* [REQUIRED TASK]: Everything from the first line of the data below through the line that contains "minimum width=110.5pt, minimum" should be written out exactly, please, and nothing more; the pictures stay out.

#### EXERCISE INPUTS ####

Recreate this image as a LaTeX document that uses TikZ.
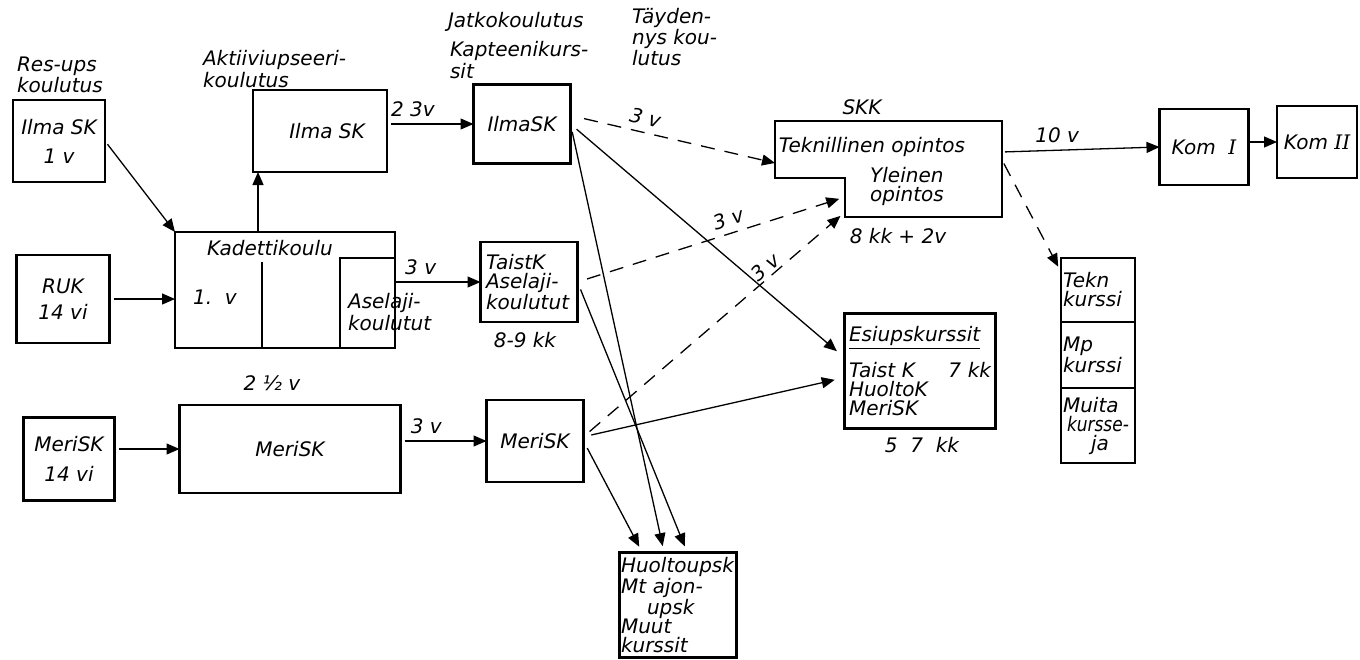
\documentclass[tikz,border=0pt]{standalone}
\usepackage{fontspec}
\setmainfont{DejaVu Sans}[ItalicFont={DejaVu Sans Oblique}]
\newfontfamily\romfont{DejaVu Serif}
\usetikzlibrary{arrows.meta,positioning}

\begin{document}
\begin{tikzpicture}[x=0.5pt, y=-0.5pt,
  font=\itshape\fontsize{10}{9.5}\selectfont,
  >={Triangle[length=6.5pt,width=5.5pt]},
  viiva/.style={line width=1.1pt},
  box/.style={draw, viiva, inner sep=2pt, outer sep=0pt},
  arr/.style={->, line width=0.65pt},
  dasharr/.style={->, line width=0.65pt, dash pattern=on 7pt off 5pt}]
\useasboundingbox (0,0) rectangle (1360,659);
%\draw[red] (0,0) rectangle (1360,659);

% vasen sarake
\node[anchor=west, align=left] (resups) at (10,75) {Res-ups\\koulutus};
\node[box, minimum width=46pt, minimum height=41pt, align=center] (resilma) at (59,141) {Ilma SK\\[5pt]1 v};
\node[box, minimum width=46.5pt, minimum height=44pt, align=center] (ruk) at (63,299) {RUK\\[3.5pt]14 vi};
\node[box, minimum width=45.5pt, minimum height=41.5pt, align=center] (merivaki) at (69,459) {MeriSK\\[5.5pt]14 vi};

% kadettikoulu ja aktiiviupseerit
\node[anchor=west, align=left] (aktiivi) at (196,69) {Aktiiviupseeri-\\koulutus};
\node[box, minimum width=67pt, minimum height=41pt] (aktilma) at (320,131) {\hspace*{7pt}Ilma SK};
\node[box, minimum width=110pt, minimum height=58pt] (kadetti) at (285,290) {};
\draw[viiva] (262,262) -- (262,348);
\draw[viiva] (340,348) -- (340,258) -- (395,258);
\node (kadteksti) at (270,248) {Kadettikoulu};
\node (ekavuosi) at (215,297) {1.\ \ v};
\node[anchor=west, align=left] (aselaji) at (341,312) {Aselaji-\\koulutut};
\node (puolivuotta) at (272,383) {2 ½ v};
\node[box, minimum width=110.5pt, minimum height=44pt] (merikoulu) at (290,449) {MeriSK};

% jatkokoulutus
\node[anchor=west] (jatko) at (441,22) {Jatkokoulutus};
\node[anchor=west, align=left] (kapt) at (443,60) {Kapteenikurs-\\sit};
\node[anchor=west, align=left] (taydennys) at (625,37) {Täyden-\\nys kou-\\lutus};
\node[box, minimum width=48.5pt, minimum height=39.5pt] (jatkilma) at (522,124) {IlmaSK};
\node[box, minimum width=48.5pt, minimum height=40pt, text width=43pt, align=left] (taist) at (529,282) {TaistK\\Aselaji-\\koulutut};
\node (taistaika) at (525,340) {8-9 kk};
\node[box, minimum width=48.5pt, minimum height=41pt] (merijatko) at (535,441) {MeriSK};
\node[box, minimum width=58.5pt, minimum height=52.5pt, text width=57pt, inner sep=0.75pt, align=left] (huolto) at (678,605) {Huoltoupsk\\Mt ajon-\\\hspace*{1.3em}upsk\\Muut\\kurssit};

% SKK
\draw[viiva] (775,121) -- (1002,121) -- (1002,217) -- (845,217) -- (845,178) -- (775,178) -- cycle;
\node (skk) at (862,107) {SKK};
\node (tekop) at (872,147) {Teknillinen opintos};
\node[align=left] (ylop) at (907,186) {Yleinen\\opintos};
\node (skkaika) at (898,236) {8 kk + 2v};
\coordinate (skktek) at (775,163);
\coordinate (skkyl1) at (845,197);
\coordinate (skkyl2) at (845,212);
\coordinate (skkulos) at (1002,152);
\coordinate (skkalas) at (1002,160);

\node[box, minimum width=75.5pt, minimum height=57.5pt, text width=71pt, align=left] (esiup) at (920,371) {\underline{Esiupskurssit}\\[5.5pt]Taist K\hspace{0pt plus 1fill}7 kk\\HuoltoK\\MeriSK};
\node (esiupaika) at (922,445) {5 \ 7 \ kk};

\node[box, minimum width=44.5pt, minimum height=38pt] (kom1) at (1204,147) {Kom\ \ {\romfont I}};
\node[box, minimum width=40pt, minimum height=36pt] (kom2) at (1317,142) {Kom {\romfont II}};

\node[box, minimum width=37pt, minimum height=32pt, text width=35pt, inner sep=1pt, align=left] (tekn) at (1098,290) {Tekn\\kurssi};
\node[box, minimum width=37pt, minimum height=33pt, text width=35pt, inner sep=1pt, align=left, below=0pt of tekn] (mp) {Mp\\kurssi};
\node[box, minimum width=37pt, minimum height=37.5pt, text width=35pt, inner sep=1pt, align=left, below=0pt of mp] (muita) {Muita\\\hspace*{2pt}\scalebox{0.85}[1]{kursse-}\\\hspace*{1.4em}ja};

% nuolet
\coordinate (ylos) at (258,232);
\coordinate (hin1) at (642,552);
\coordinate (hin2) at (664,552);
\coordinate (hin3) at (687,552);
\draw[arr, shorten <=2pt] (resilma.east) -- (kadetti.north west);
\draw[arr, shorten <=2pt] (ruk.east) -- (ruk.east -| kadetti.west);
\draw[arr] (ylos) -- (ylos |- aktilma.south);
\draw[arr, shorten <=2pt] (aktilma.east |- jatkilma.west) -- node[above, pos=0.3] (v23) {2 3v} (jatkilma.west);
\draw[arr] (kadetti.east |- taist.west) -- node[above, pos=0.3] (vtaist) {3 v} (taist.west);
\draw[arr, shorten <=2pt] (merivaki.east |- merikoulu.west) -- (merikoulu.west);
\draw[arr, shorten <=2pt] (merikoulu.east |- merijatko.west) -- node[above, pos=0.3] (vmeri) {3 v} (merijatko.west);

\draw[dasharr, shorten <=7pt] (jatkilma.10) -- node[above, sloped, pos=0.35] (vilma) {3 v} (skktek);
\draw[dasharr, shorten <=5pt, shorten >=3pt] (taist.east) -- node[above, sloped, pos=0.58] (vtaist2) {3 v} (skkyl1);
\draw[dasharr, shorten <=4pt, shorten >=3pt] (merijatko.5) -- node[above, sloped, pos=0.72, inner sep=1pt] (vmeri2) {3 v} (skkyl2);

\draw[arr, shorten <=4pt, shorten >=5pt] (jatkilma.east) -- (esiup.170);
\draw[arr, shorten <=4pt, shorten >=5pt] (merijatko.5) -- (esiup.185);
\draw[arr, shorten <=4pt, shorten >=3pt] (jatkilma.east) -- (hin2);
\draw[arr, shorten <=4pt, shorten >=3pt] (taist.east) -- (hin3);
\draw[arr, shorten <=4pt, shorten >=3pt] (merijatko.east) -- (hin1);

\draw[arr, shorten <=1.5pt] (skkulos) -- node[above, pos=0.35] (vskk) {10 v} (kom1.west);
\draw[arr] (kom2.west -| kom1.east) -- (kom2.west);
\draw[dasharr, shorten <=2pt, shorten >=3pt] (skkalas) -- (tekn.154);
\end{tikzpicture}
\end{document}
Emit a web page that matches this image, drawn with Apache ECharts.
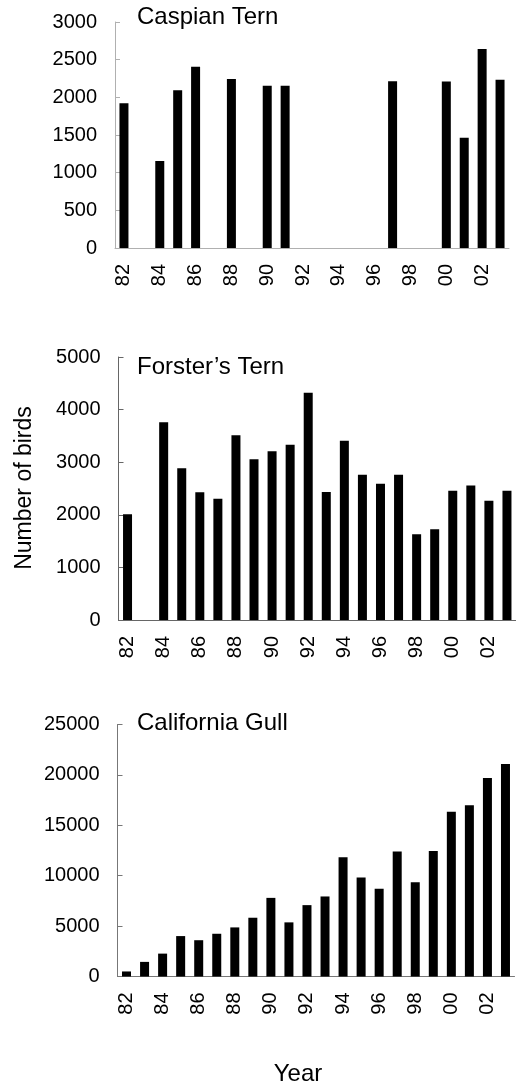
<!DOCTYPE html>
<html>
<head>
<meta charset="utf-8">
<script src="https://cdn.jsdelivr.net/npm/echarts@6/dist/echarts.min.js"></script>
<style>
  html, body { margin: 0; padding: 0; background: #fff; }
  #chart { width: 516px; height: 1086px; }
</style>
</head>
<body>
<div id="chart"></div>
<script>
// year labels 1982..2003
var years = ['82','83','84','85','86','87','88','89','90','91','92','93','94','95','96','97','98','99','00','01','02','03'];

// birds counted per year
var caspianTern = [1920, 0, 1155, 2095, 2405, 0, 2245, 0, 2155, 2155, 0, 0, 0, 0, 0, 2215, 0, 0, 2210, 1462, 2640, 2235];
var forstersTern = [2010, 0, 3760, 2885, 2430, 2305, 3510, 3055, 3210, 3330, 4320, 2435, 3410, 2760, 2590, 2760, 1630, 1725, 2455, 2555, 2265, 2455];
var californiaGull = [500, 1450, 2270, 4010, 3600, 4240, 4870, 5830, 7800, 5370, 7080, 7940, 11830, 9810, 8700, 12390, 9350, 12450, 16340, 17000, 19700, 21080];

var panelTitles = ['Caspian Tern', 'Forster\u2019s Tern', 'California Gull'];
var yMax = [3000, 5000, 25000];
var yStep = [500, 1000, 5000];

var FONT = '"Liberation Sans", Arial, sans-serif';

var myChart = echarts.init(document.getElementById('chart'));

var grids = [
  { left: 115, width: 394, top: 22, height: 226 },
  { left: 118.5, width: 404, top: 357, height: 263 },
  { left: 117.5, width: 397, top: 724.5, height: 252 }
];
var axisColor = ['#b0b0b0', '#666', '#777'];
var seriesData = [caspianTern, forstersTern, californiaGull];

var xAxes = [], yAxes = [], series = [];
grids.forEach(function (g, i) {
  xAxes.push({
    type: 'category',
    gridIndex: i,
    data: years,
    axisLine: { lineStyle: { color: axisColor[i], width: 1 } },
    axisTick: { interval: 0, length: 4, lineStyle: { color: axisColor[i] } },
    axisLabel: { interval: 1, rotate: 90, fontSize: 20, margin: 16, color: '#000', fontFamily: FONT }
  });
  yAxes.push({
    type: 'value',
    gridIndex: i,
    min: 0,
    max: yMax[i],
    interval: yStep[i],
    splitLine: { show: false },
    axisLine: { show: true, lineStyle: { color: axisColor[i], width: 1 } },
    axisTick: { show: true, inside: true, length: 5, lineStyle: { color: axisColor[i] } },
    axisLabel: {
      fontSize: 20, margin: 18, color: '#000', fontFamily: FONT,
      formatter: function (v) { return String(v); }
    }
  });
  series.push({
    type: 'bar',
    xAxisIndex: i,
    yAxisIndex: i,
    data: seriesData[i],
    barWidth: 9,
    itemStyle: { color: '#000' },
    animation: false
  });
});

var titleY = [17, 367, 723];
var graphics = panelTitles.map(function (t, i) {
  return {
    type: 'text',
    x: 137,
    y: titleY[i],
    style: { text: t, font: '24px ' + FONT, fill: '#000', verticalAlign: 'middle' }
  };
});
graphics.push({
  type: 'text',
  x: 25,
  y: 488,
  rotation: Math.PI / 2,
  style: { text: 'Number of birds', font: '23px ' + FONT, fill: '#000', align: 'center', verticalAlign: 'middle' }
});
graphics.push({
  type: 'text',
  x: 298,
  y: 1074,
  style: { text: 'Year', font: '24px ' + FONT, fill: '#000', align: 'center', verticalAlign: 'middle' }
});

option = {
  animation: false,
  grid: grids,
  xAxis: xAxes,
  yAxis: yAxes,
  series: series,
  graphic: graphics
};

myChart.setOption(option);
</script>
</body>
</html>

####

* [WRITTEN RESPONSE]:
Recreate this image as a LaTeX document that uses TikZ.
\documentclass[tikz,border=0pt]{standalone}
\usepackage{fontspec}
\setmainfont{DejaVu Sans}[ItalicFont={DejaVu Sans Oblique}]
\newfontfamily\romfont{DejaVu Serif}
\usetikzlibrary{arrows.meta,positioning}

\begin{document}
\begin{tikzpicture}[x=0.5pt, y=-0.5pt,
  font=\itshape\fontsize{10}{9.5}\selectfont,
  >={Triangle[length=6.5pt,width=5.5pt]},
  viiva/.style={line width=1.1pt},
  box/.style={draw, viiva, inner sep=2pt, outer sep=0pt},
  arr/.style={->, line width=0.65pt},
  dasharr/.style={->, line width=0.65pt, dash pattern=on 7pt off 5pt}]
\useasboundingbox (0,0) rectangle (1360,659);
%\draw[red] (0,0) rectangle (1360,659);

% vasen sarake
\node[anchor=west, align=left] (resups) at (10,75) {Res-ups\\koulutus};
\node[box, minimum width=46pt, minimum height=41pt, align=center] (resilma) at (59,141) {Ilma SK\\[5pt]1 v};
\node[box, minimum width=46.5pt, minimum height=44pt, align=center] (ruk) at (63,299) {RUK\\[3.5pt]14 vi};
\node[box, minimum width=45.5pt, minimum height=41.5pt, align=center] (merivaki) at (69,459) {MeriSK\\[5.5pt]14 vi};

% kadettikoulu ja aktiiviupseerit
\node[anchor=west, align=left] (aktiivi) at (196,69) {Aktiiviupseeri-\\koulutus};
\node[box, minimum width=67pt, minimum height=41pt] (aktilma) at (320,131) {\hspace*{7pt}Ilma SK};
\node[box, minimum width=110pt, minimum height=58pt] (kadetti) at (285,290) {};
\draw[viiva] (262,262) -- (262,348);
\draw[viiva] (340,348) -- (340,258) -- (395,258);
\node (kadteksti) at (270,248) {Kadettikoulu};
\node (ekavuosi) at (215,297) {1.\ \ v};
\node[anchor=west, align=left] (aselaji) at (341,312) {Aselaji-\\koulutut};
\node (puolivuotta) at (272,383) {2 ½ v};
\node[box, minimum width=110.5pt, minimum height=44pt] (merikoulu) at (290,449) {MeriSK};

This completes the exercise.